If small contributions from concerned, perhaps disappointed, progressives arm Sestak with a financial war chest to put Specter on the run, what does that say to our elected Democrats? Take progressives for granted at your own electoral risk. And it would make the point in a timely way, before watered-down legislation, which will only serve to push urgently needed reforms far into the future, is enacted into law.

We can have all the demonstrations one can imagine, and they are helpful to our causes. Nothing, however, registers with these politicians more than money. If progressives from around the country shower whatever they can afford on a campaign that challenges the position of our elected leaders, then we will not be playfully dismissed for much longer. We can demonstrate that we will not blindly follow those we elect when they fail to deliver for us.

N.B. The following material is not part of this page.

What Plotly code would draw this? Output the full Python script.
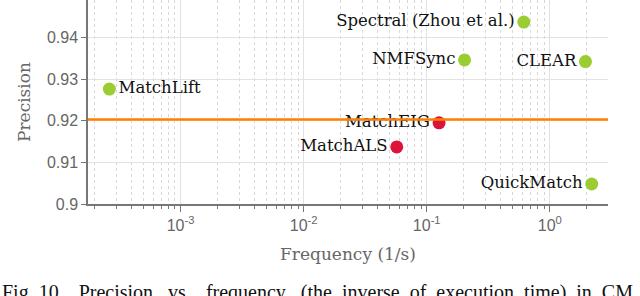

The politician who to date has benefited most from small-time contributions from progressives now works in the White House. Certainly he would not like to see those resources directed elsewhere in 2012. I am sure the president and vice president would understand the significance of the progressive netroots contributing to a real Democrat, a candidate running in oppposition to the man they have endorsed.

Now, I don't live in PA, and the only things I know about Mr. Sestak are that he is a Democratic Congressman and former admiral. However, I don't care at all for Mr. Specter's spineless and opportunistic politics. Because our sometimes misguided elected leaders support Specter, this would be a good way to remind them who helped put them in office and to whom they should be delivering on policy matters.

You want single-payer? End to torture and misguided state-secrets arguments, indefinite detentions? You want to stop continuation of the Bush Big Bank Bailouts? Here's a constructive way to send a message in the only language, unfortunately, our elected politicians all seem to readily comprehend. And the downside? Sestak wins (Toomey has no chance against any Democrat) and we get a real Democrat representing Pennsylvania in the US Senate.